Amour anarchie : Le mariage pour personne




A l’heure où les anti «  mariage pour tous  » pensent que la société va s’effondrer parce qu’une loi l’autorisant vient d’être votée, on peut au contraire regretter le manque de radicalité des mouvements sociaux progressistes actuels. En effet, aussi bien chez les féministes que les anarchistes, il s’agissait plutôt autrefois d’abolir le mariage.

L’anarchiste Joseph Déjacque, partisan de l’émancipation des femmes, prônait l’abolition du contrat. La forme contractuelle lui paraissait contraire à la fois à ses idéaux communistes et féministes. Il écrit par exemple dans une utopie qu’il a intitulé L’Humanisphère  : « Hommes et femmes font l’amour quand il leur plaît, comme il leur plaît, et avec qui leur plaît. Liberté pleine et entière de part et d’autre. Nulle convention ou contrat légal ne les lie. L’attrait est leur seule chaîne, le plaisir leur seule règle ». En effet, si Déjacque est opposé au contrat, que ce soit le contrat sociale, celui de l’économie marchande ou encore de mariage, c’est qu’il se situe implicitement dans la lignée de la critique qu’effectue Rousseau, dans Le discours sur l’inégalité. Selon cet ouvrage, le contrat fut inventé afin que certains puissent garantir leur privilèges politiques et économiques. C’est une ruse que l’on fait accepter aux dominées et qui les conduit à reconnaître l’Etat et la propriété privée. Le contrat de mariage au XIXe s. consacre l’inégalité juridique entre le mari et la femme.

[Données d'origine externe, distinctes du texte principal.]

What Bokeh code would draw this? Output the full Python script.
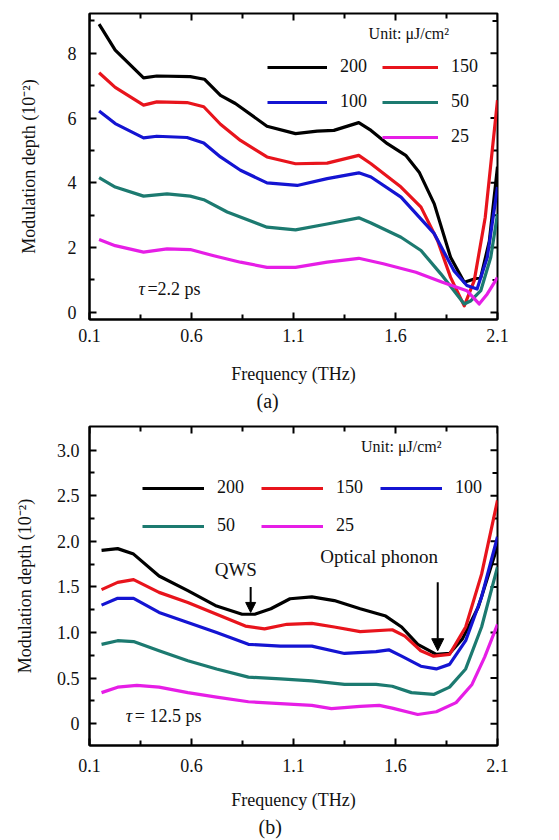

On peut certes penser qu’aujourd’hui, il n’en va plus de même. Le code civil a été profondément réformé pour reconnaître l’égalité juridique des époux. Mais c’est là se limiter à une lecture libérale des phénomènes sociaux. En effet, l’inégalité économique et sociale entre hommes et femmes, dans notre société, est telle qu’elle pousse encore souvent les femmes au mariage.

Un échange économico-sexuel

En effet, ce que les féministes matérialistes ont mis en valeur en valeur, c’est que le mariage constituait, au même titre que la prostitution, un échange économico-sexuel. Ainsi au moment du divorce, la femme pourra espérer toucher une indemnité de dédommagement, appelée prestation compensatoire, pour l’éducation des enfants et les travaux domestiques, tandis qu’elle touche en moyenne 27 % de salaire en moins que son époux. Si elle est en concubinage, elle n’aura droit à rien.
Cette comparaison entre la prostitution et le mariage est également présente chez les auteurs anarchistes. Dans la lignée de Déjacque, ce qui est souligné, c’est que le mariage ne permet pas une liberté dans les relations sexuelles, mais conduit à un droit de propriété sur le conjoint. C’est ce que souligne par exemple un article du journal anarchiste, L’En dehors, en date de 1931, intitulé «  Les éléments de prostitution dans le mariage  »  : « Quelle est, après tout, la différence entre le mariage et la prostitution ? La prostitution est l’utilisation publique d’un certain corps alors que le mariage est le monopole privé d’un certain corps.[...]  Le mariage est de la prostitution prolongée, la prostitution est un mariage temporaire ».

Avec le mariage, se trouve garanti la norme du couple monogame. Or, il peut apparaître discutable que des privilèges juridiques soient accordées aux personnes mariées. Ainsi, pour une véritable lutte contre la discrimination et pour l’égalité, plutôt que le «  mariage pour tous  », il serait préférable de revendiquer le «  mariage pour personne  ».